Getzlaf has been one of the best centres in the NHL nearly his entire career, maintaining his spot as a dominant player in all three zones despite a lack of foot speed, history of injuries, and age presumably wearing down on him. Coming into this season I had him ranked as the ninth-most impactful centre in the league based on his past three seasons of play, but in 2018-19 he just hasn’t been able to drag the Ducks’ play forward enough while he’s on the ice.
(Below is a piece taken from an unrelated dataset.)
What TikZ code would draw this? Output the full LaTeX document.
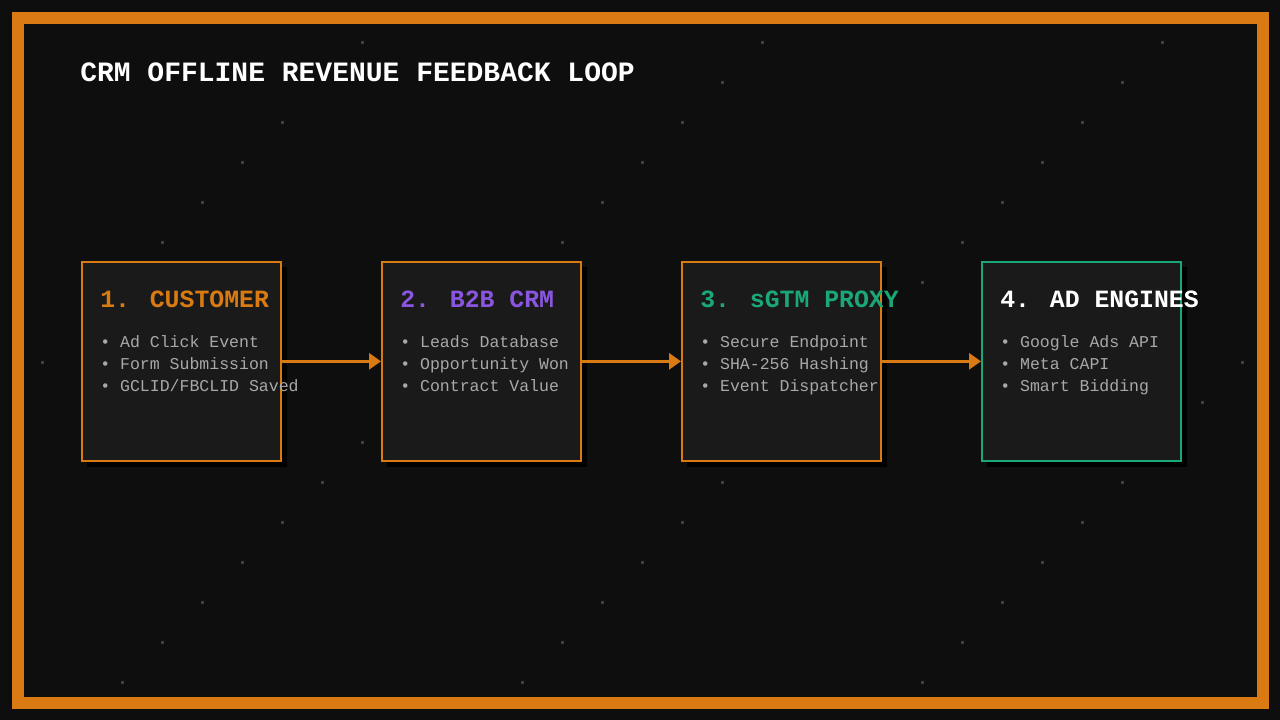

The crazy thing is Getzlaf’s individual contributions are still the greatest on this team by a wide margin. He leads the team with 20.3 transition plays per 20 minutes to drive the puck up the ice, he’s involved in the most scoring chances per 20 minutes at 6.88, but his high danger scoring chance differential is just 37 per cent, which barely moves the needle from the team’s 36 per cent when he’s off the ice.
While Kesler looks close to done after several major injuries, Perry seems to be alright, and Getzlaf’s individual play remains superb, so I don’t think the aging argument really holds much water here.
Carlyle’s particular style wasn’t helping, but GM Bob Murray has to take some responsibility for assembling one of the most lackluster groups of forwards in the league.
As dire as this situation looks right now, if Getzlaf continues to be his ageless self and the Ducks can find a coach able to take advantage of their strong collection of defencemen, the only real albatross is Kesler’s contract. The Ducks may be the worst even strength team in the league this year, but they don’t have to be again next season.